Supplied data:
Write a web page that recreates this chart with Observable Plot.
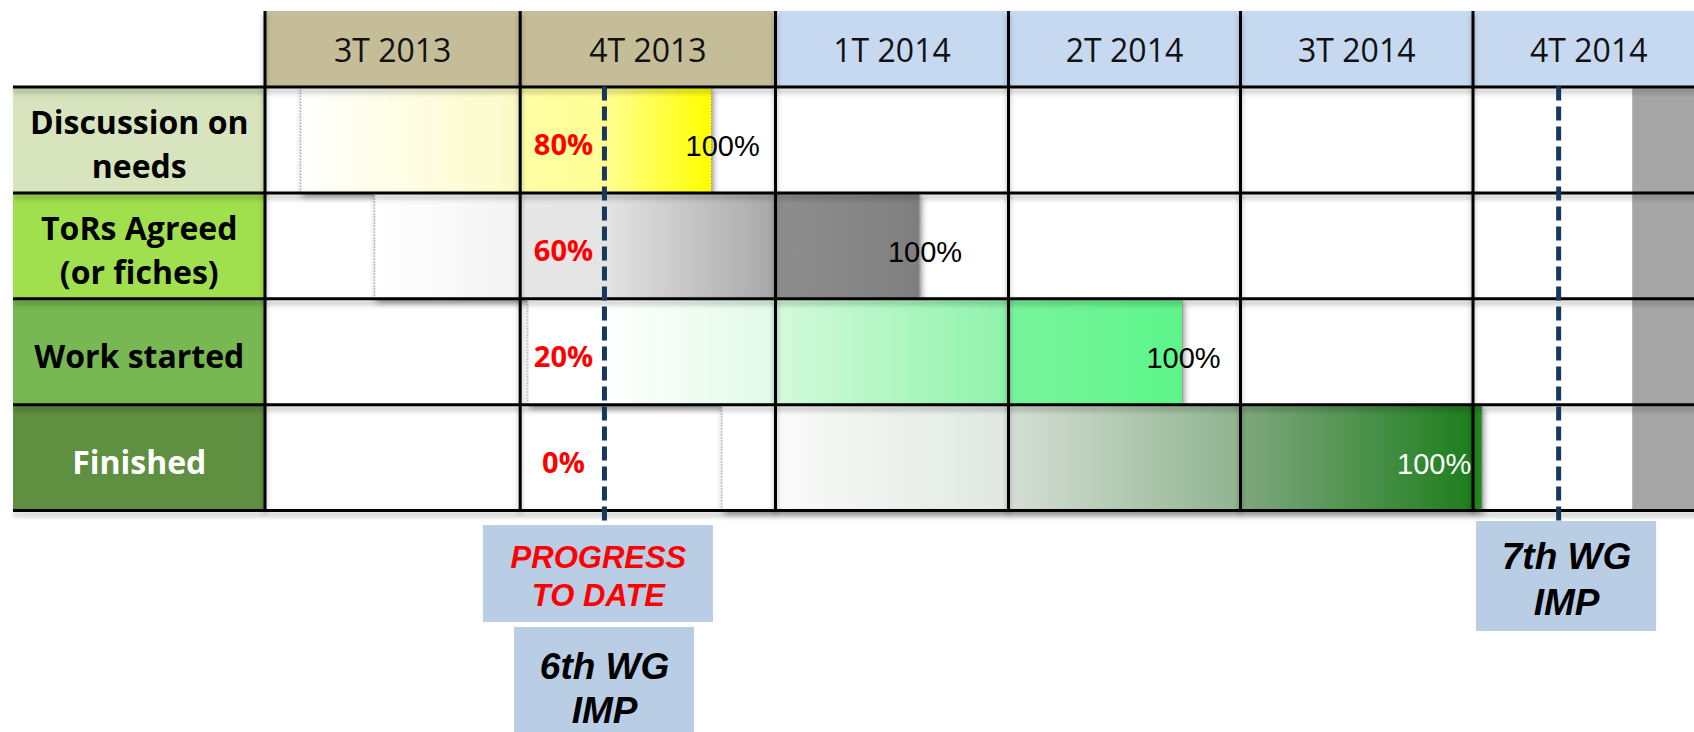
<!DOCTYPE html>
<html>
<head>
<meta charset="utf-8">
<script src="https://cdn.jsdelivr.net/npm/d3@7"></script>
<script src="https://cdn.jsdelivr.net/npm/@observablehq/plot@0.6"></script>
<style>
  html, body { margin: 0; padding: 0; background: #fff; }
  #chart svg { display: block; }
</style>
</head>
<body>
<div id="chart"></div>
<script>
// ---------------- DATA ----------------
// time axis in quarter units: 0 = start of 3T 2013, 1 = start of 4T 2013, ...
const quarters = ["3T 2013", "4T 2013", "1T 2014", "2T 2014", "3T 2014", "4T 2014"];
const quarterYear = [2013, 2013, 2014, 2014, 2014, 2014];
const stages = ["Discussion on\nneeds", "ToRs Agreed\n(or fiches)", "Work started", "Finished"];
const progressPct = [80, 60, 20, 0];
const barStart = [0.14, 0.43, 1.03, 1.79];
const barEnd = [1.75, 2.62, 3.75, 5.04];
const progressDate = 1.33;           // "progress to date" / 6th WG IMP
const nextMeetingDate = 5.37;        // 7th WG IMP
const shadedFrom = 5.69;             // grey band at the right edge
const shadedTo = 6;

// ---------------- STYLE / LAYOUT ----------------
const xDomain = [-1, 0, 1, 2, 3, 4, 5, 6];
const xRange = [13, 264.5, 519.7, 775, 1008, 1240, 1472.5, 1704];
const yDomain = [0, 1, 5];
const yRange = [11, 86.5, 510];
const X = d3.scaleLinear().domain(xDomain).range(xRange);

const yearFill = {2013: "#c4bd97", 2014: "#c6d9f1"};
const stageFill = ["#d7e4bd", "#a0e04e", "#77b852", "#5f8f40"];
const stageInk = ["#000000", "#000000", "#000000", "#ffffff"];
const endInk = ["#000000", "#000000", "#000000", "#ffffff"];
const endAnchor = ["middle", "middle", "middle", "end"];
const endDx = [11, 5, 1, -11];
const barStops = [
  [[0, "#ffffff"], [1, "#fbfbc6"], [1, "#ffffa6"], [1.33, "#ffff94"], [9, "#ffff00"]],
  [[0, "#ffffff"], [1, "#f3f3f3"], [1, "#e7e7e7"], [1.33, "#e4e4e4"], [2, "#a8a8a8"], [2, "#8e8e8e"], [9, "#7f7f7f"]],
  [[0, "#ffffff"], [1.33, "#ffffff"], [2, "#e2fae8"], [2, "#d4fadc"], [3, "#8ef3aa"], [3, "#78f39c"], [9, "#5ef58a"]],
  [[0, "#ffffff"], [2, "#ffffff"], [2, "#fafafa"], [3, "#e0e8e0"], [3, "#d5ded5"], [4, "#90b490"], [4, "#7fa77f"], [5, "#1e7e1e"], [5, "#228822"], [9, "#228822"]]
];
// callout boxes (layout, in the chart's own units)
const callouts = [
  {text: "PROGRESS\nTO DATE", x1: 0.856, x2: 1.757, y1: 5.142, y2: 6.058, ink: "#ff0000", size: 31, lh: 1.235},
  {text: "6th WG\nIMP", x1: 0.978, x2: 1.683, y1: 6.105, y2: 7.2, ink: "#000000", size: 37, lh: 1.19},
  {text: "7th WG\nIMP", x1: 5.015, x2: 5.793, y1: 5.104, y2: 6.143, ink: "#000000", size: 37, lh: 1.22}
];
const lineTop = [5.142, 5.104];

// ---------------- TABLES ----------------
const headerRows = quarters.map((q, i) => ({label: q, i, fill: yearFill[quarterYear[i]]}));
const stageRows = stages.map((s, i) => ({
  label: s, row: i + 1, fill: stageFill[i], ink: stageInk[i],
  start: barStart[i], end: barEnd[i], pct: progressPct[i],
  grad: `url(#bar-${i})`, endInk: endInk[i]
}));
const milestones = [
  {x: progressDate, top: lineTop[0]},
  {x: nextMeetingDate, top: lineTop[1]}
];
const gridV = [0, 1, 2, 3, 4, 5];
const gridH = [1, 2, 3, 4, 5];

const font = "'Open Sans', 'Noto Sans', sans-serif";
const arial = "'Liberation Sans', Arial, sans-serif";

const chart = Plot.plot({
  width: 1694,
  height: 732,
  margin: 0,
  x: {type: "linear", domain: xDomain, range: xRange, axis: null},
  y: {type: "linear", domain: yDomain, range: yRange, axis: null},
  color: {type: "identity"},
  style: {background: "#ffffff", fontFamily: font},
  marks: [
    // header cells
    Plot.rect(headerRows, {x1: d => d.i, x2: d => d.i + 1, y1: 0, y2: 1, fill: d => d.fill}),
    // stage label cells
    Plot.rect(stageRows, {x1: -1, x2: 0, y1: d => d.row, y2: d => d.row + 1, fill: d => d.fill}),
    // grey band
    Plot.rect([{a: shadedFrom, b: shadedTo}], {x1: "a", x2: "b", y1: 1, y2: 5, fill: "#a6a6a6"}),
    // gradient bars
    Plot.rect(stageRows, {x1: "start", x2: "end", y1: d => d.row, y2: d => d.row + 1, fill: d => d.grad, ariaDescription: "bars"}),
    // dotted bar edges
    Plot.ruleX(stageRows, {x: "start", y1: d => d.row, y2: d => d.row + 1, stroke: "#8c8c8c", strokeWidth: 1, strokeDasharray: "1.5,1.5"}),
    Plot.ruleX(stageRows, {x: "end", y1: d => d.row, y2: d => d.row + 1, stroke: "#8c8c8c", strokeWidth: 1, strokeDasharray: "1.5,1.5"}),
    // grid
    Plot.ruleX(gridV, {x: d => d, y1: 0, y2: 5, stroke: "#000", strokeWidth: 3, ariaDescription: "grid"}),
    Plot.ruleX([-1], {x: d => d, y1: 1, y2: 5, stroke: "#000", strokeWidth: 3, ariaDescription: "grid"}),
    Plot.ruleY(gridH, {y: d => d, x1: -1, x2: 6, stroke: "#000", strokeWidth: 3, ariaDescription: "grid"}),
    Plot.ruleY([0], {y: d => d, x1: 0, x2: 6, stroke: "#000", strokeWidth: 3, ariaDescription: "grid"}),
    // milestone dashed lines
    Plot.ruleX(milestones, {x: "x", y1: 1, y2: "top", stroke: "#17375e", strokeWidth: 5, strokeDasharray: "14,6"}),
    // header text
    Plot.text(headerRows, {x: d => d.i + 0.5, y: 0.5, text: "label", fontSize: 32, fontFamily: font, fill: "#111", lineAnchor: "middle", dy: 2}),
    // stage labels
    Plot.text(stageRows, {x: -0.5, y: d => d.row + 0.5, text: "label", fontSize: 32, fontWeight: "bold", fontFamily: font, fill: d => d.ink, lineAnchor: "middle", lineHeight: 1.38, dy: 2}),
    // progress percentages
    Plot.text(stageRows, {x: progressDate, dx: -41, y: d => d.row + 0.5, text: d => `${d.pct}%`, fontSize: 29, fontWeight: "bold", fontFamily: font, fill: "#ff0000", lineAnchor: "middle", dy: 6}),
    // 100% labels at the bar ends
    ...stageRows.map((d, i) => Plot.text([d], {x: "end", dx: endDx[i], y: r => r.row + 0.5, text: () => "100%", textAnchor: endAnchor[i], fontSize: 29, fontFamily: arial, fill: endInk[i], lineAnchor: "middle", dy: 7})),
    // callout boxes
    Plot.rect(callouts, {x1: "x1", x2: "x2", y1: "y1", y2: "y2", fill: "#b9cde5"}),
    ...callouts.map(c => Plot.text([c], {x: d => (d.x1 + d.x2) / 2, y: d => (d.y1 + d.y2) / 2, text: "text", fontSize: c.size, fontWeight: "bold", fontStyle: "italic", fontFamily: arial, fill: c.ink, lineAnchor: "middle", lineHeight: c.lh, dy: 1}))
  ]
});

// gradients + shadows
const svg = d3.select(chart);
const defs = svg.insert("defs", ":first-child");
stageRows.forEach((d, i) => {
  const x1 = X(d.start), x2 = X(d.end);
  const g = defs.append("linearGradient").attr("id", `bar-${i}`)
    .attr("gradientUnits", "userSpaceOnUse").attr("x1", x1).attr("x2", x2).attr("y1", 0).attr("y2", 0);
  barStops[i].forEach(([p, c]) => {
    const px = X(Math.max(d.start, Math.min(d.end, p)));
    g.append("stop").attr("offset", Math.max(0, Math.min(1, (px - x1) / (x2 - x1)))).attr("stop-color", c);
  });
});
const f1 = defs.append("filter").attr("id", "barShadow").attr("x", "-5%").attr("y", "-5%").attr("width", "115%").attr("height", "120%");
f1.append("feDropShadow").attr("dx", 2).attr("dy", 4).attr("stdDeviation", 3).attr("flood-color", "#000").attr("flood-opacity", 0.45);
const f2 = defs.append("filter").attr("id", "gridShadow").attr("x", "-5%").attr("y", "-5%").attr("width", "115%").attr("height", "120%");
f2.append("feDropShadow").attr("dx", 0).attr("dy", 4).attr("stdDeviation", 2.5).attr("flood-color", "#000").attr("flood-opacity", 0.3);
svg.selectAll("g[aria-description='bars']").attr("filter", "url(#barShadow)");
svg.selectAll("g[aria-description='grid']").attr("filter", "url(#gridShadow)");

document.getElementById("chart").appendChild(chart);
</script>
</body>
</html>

Task statement:
Your task is to reproduce exactly the lines from the start of the data above through the line containing "const X = d3.scaleLinear().domain(xDomain).range(xRange);", leaving every picture out.

Written solution:
Write a web page that recreates this chart with Observable Plot.
<!DOCTYPE html>
<html>
<head>
<meta charset="utf-8">
<script src="https://cdn.jsdelivr.net/npm/d3@7"></script>
<script src="https://cdn.jsdelivr.net/npm/@observablehq/plot@0.6"></script>
<style>
  html, body { margin: 0; padding: 0; background: #fff; }
  #chart svg { display: block; }
</style>
</head>
<body>
<div id="chart"></div>
<script>
// ---------------- DATA ----------------
// time axis in quarter units: 0 = start of 3T 2013, 1 = start of 4T 2013, ...
const quarters = ["3T 2013", "4T 2013", "1T 2014", "2T 2014", "3T 2014", "4T 2014"];
const quarterYear = [2013, 2013, 2014, 2014, 2014, 2014];
const stages = ["Discussion on\nneeds", "ToRs Agreed\n(or fiches)", "Work started", "Finished"];
const progressPct = [80, 60, 20, 0];
const barStart = [0.14, 0.43, 1.03, 1.79];
const barEnd = [1.75, 2.62, 3.75, 5.04];
const progressDate = 1.33;           // "progress to date" / 6th WG IMP
const nextMeetingDate = 5.37;        // 7th WG IMP
const shadedFrom = 5.69;             // grey band at the right edge
const shadedTo = 6;

// ---------------- STYLE / LAYOUT ----------------
const xDomain = [-1, 0, 1, 2, 3, 4, 5, 6];
const xRange = [13, 264.5, 519.7, 775, 1008, 1240, 1472.5, 1704];
const yDomain = [0, 1, 5];
const yRange = [11, 86.5, 510];
const X = d3.scaleLinear().domain(xDomain).range(xRange);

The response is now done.